Do I Really Need a Tornado Shelter?

Sunday, May 22, 2011 was like any other day — until it wasn’t. At 5:34 PM, a tornado formed southwest of Joplin, Missouri. It grew to an EF5 monster with winds in excess of 200 MPH as it chewed its way through the town of fifty thousand, killing 158.

Wasn’t the Joplin Tornado Just a Fluke?

Admittedly, the 2011 Joplin tornado was an oddity. Out of the 1,200 or so tornados in the U.S. each year, only a very small number will ever be that strong. But, according to, EF5 tornados have occurred in nineteen states since 1950.

Most occur in an area known as Tornado Alley, which includes parts of Oklahoma, Kansas, Nebraska, Arkansas, Missouri, Iowa, Ohio, South Dakota, North Dakota, Minnesota, Wisconsin, Illinois, Indiana and Montana — nearly 30% of the entire country.

But tornados can occur in any state and at any time of the year.

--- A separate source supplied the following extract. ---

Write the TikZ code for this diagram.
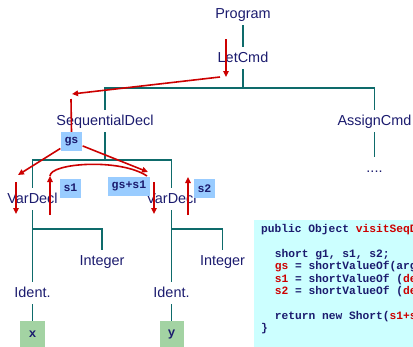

Why Are Tornados So Dangerous?

Even small tornados can have wind speeds over 100 mph, and the largest (like the Joplin tornado) have wind speeds of 200 mph or more. The highest tornado wind speed ever recorded by radar was 304 mph.

High winds from tornados cause two kinds of damage:

  • Structural – roofs torn off, walls knocked down, trees toppled, etc.
  • Impact – loose objects and debris are picked up and hurled by the winds

Most tornado injuries and deaths are caused by flying debris. There are only two sure ways to protect yourself from flying debris:

  • Get into an approved above-ground storm shelter.
  • Hide underground in a basement, cellar or storm shelter

Storm Shelters Are Like Car Insurance

You buy car insurance to protect yourself in the event of an accident. In the same way, a storm shelter is your insurance policy in the event of a tornado. Hopefully you’ll never need it. But, when the unthinkable happens, nothing else will protect you as well.

How Safe Are Above-Ground Storm Shelters?

Below-ground storm shelters rely on the earth itself for protection from high wind and debris. Above-ground storm shelters have to be strong enough to withstand the worst that a tornado can deliver.

According to the University of Missouri Extension publication Storm Shelters and Safe Rooms, all of Missouri is in Wind Zone IV, meaning wind gusts in severe storms can reach 250 mph.

The publication above highlights three major factors to consider in selecting a shelter:

  • Durability — Are the walls, roof, and door strong enough to withstand 250 mph winds and wind-borne flying debris? Is it well-anchored to prevent overturning? Does the door fasten securely, probably with deadbolts?
  • Proximity — Can your family get to the shelter quickly, day or night?
  • Accessibility — Do you need handicap access? Does the door open inward or outward? What if the door is blocked by debris after the storm?

Although the Federal Emergency Management Agency (FEMA) and the National Storm Shelter Association (NSSA) or American Tornado Shelter Association have published performance criteria for storm shelters, and Texas Tech University had run an industry-best testing program for decades, there is currently no formal certification program.

Make sure that any storm shelter you select has been formally tested for debris impact resistance and bears the NSSA seal of approval.